Newly appointed Special Agent in Charge of the Pittsburgh FBI field office Michael Nordwall spoke on a range of topics in a news conference Wednesday, including the bureau’s priorities in Pittsburgh and the importance of help from the public.

Nordwall comes from Washington, D.C., where he’d been serving as the chief of the Transnational Organized Crime Global Section, a unit that took on cybercrime organizations in Asia and Africa as well as narcotics trafficking by Mexican cartel.

He’s done several stints in Washington on different assignments, and he spent time in the Tampa, Denver and Phoenix field offices. In all, he estimated he’s moved about eight times, and he said he is pleased to be able to put roots in Pittsburgh.

The small-town feel of Pittsburghers’ relationships lends itself to the constant coordination the FBI must do with state and local law enforcement, he said.

“Of all the offices I’ve been in, every one is a little different, the threats are a little different, the priorities are a little different, but one thing that’s key is partnerships,” he said. “I have not been in a field office where there have been stronger partnerships.”

Nordwall pointed to those partnerships earlier this month in discussing indictments related to a drug trafficking ring in Mercer and Lawrence counties.

“We remain dedicated to aggressively investigating those who don’t think twice about committing a crime in the community they live and putting others lives at risk,” he said during the June 17 announcement. “Our communities need to know this is a joint effort and couldn’t be done without the help of state, local and federal partners.”

Those partnerships are key, he said, because not only to local law enforcement agencies know their jurisdictions well, but they know the people there as well, and the public plays an integral role in what the FBI does. He said that 50% of the bureau’s domestic terrorism investigations are generated by public tips.

“We’re really trying to demystify what the FBI does,” he said.

A likely priority for the office, he said, will be helping local authorities in their pushback against the recent surge in violent crime.

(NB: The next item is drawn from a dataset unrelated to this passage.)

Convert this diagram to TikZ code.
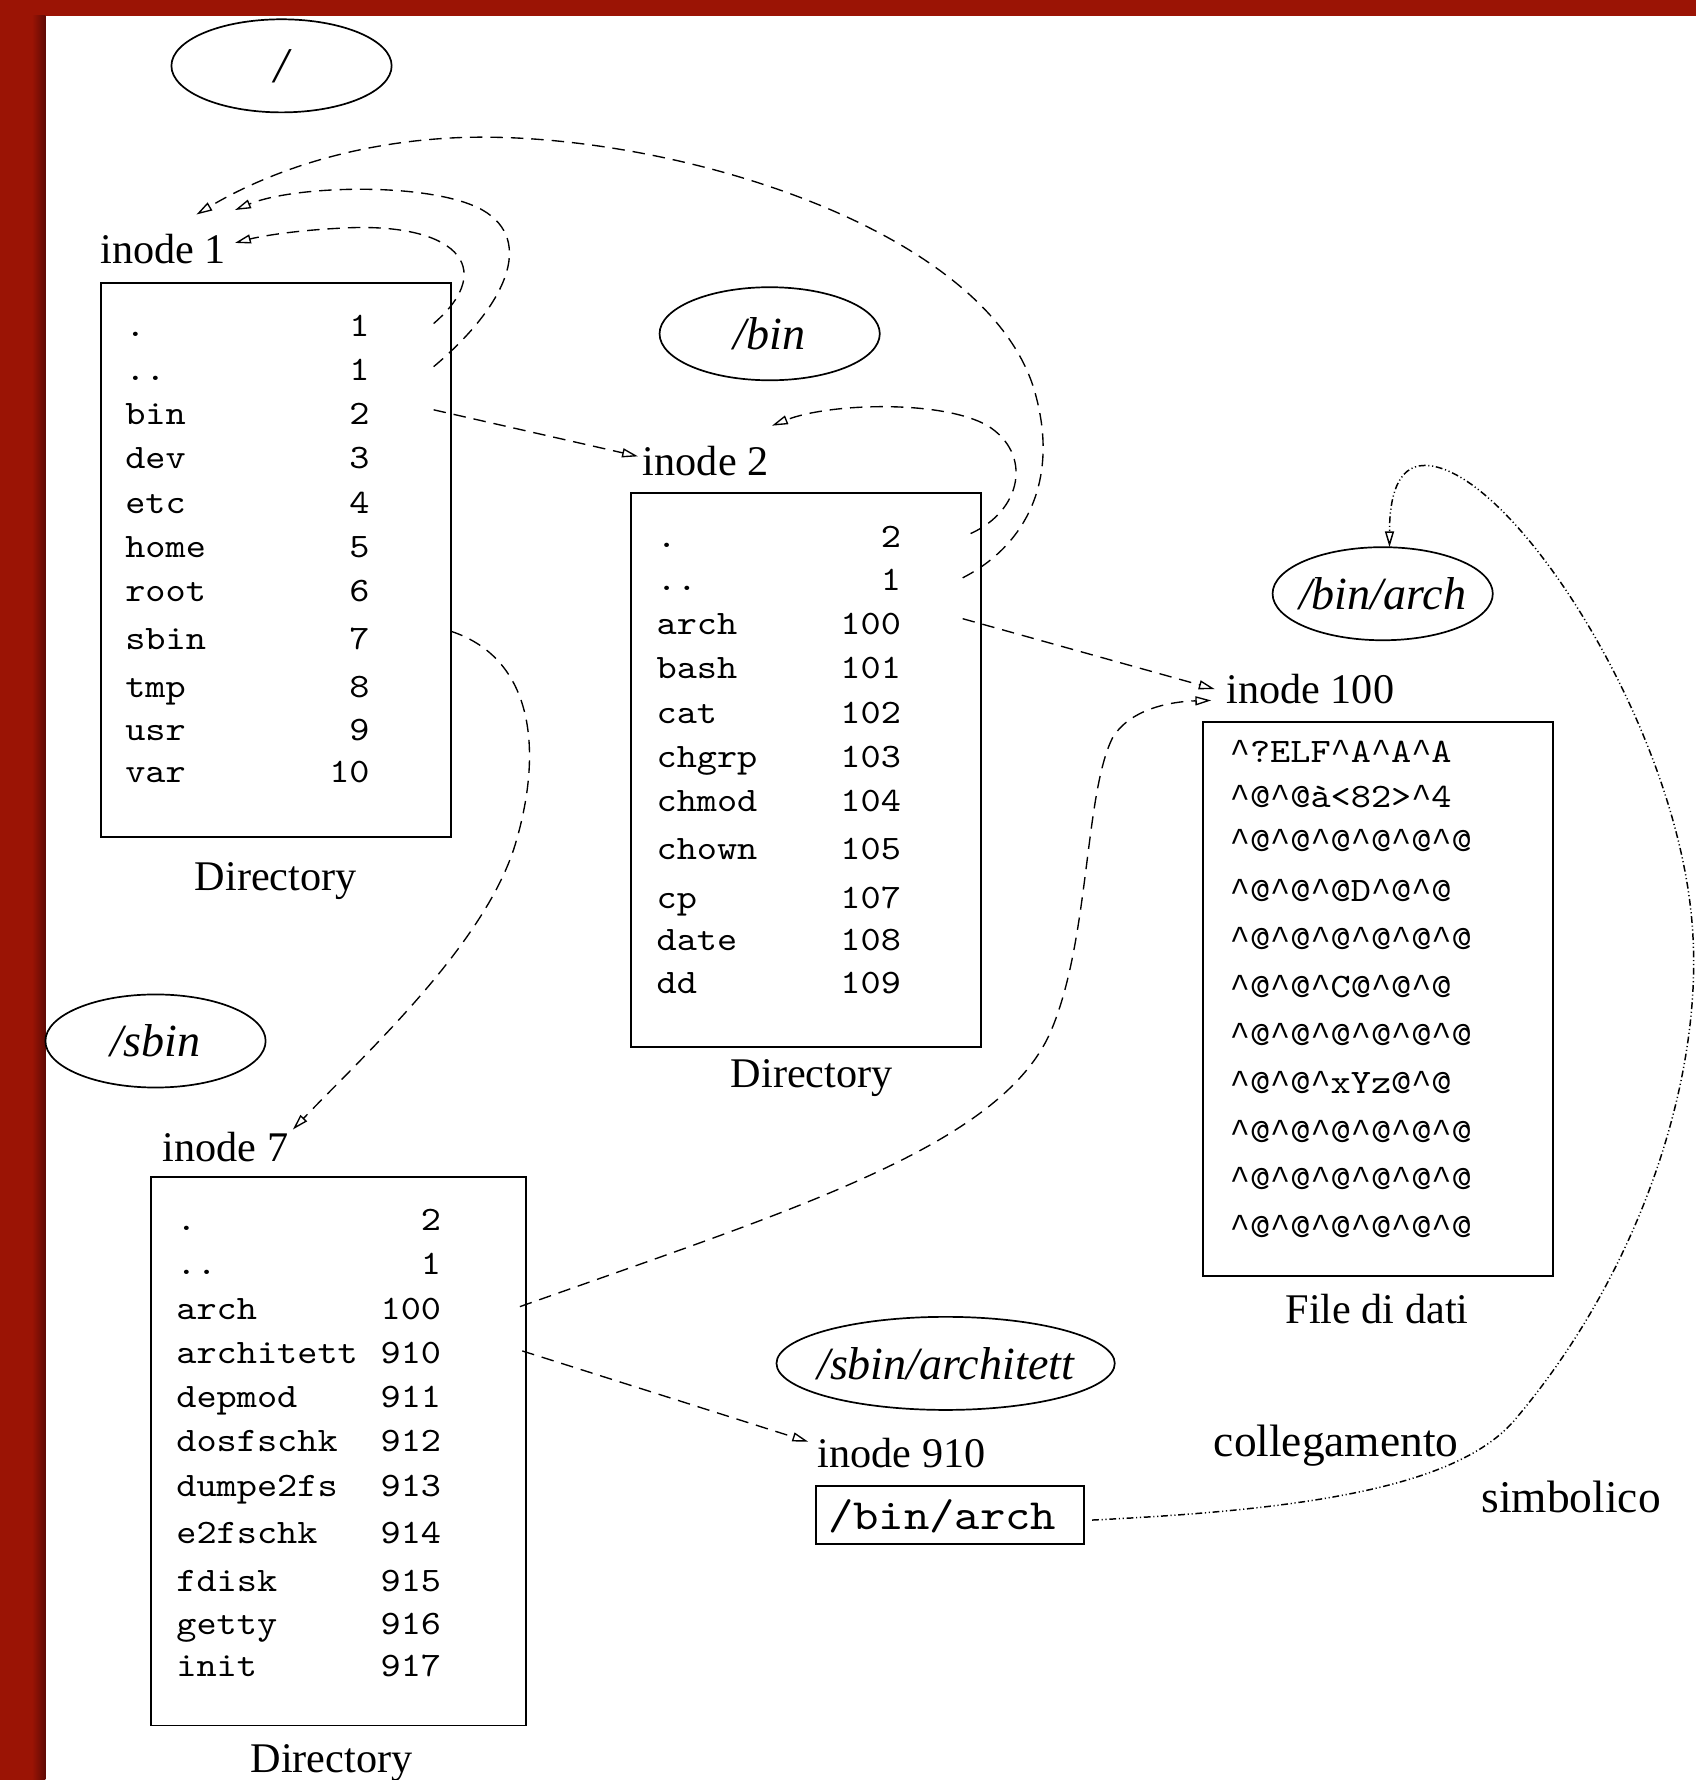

“When we look at criminal organizations, we look at disrupting the widest span that we can that will have a lasting impact,” he said, noting that it’s not always an instantaneous fix but rather persistent work to take out the organization that’s fueling the violence.

The same is true of stopping the flow of heroin and fentanyl into the region, Nordwall said, acknowledging a resurgence in overdoses and overdose deaths over the past year.

“What we do … is look at those criminal enterprises, we find those nodes. We know that fentanyl, heroin aren’t produced here in the region, it’s coming from somewhere else,” he said, referencing the country’s Southwestern border as a particular trouble spot.

“We need to make sure we’re taking those cases here, building them up and identifying the source of the supply – kind of that choke point where the cartel meet the more regional distributors and taking the head off (of the supply chain),” he said.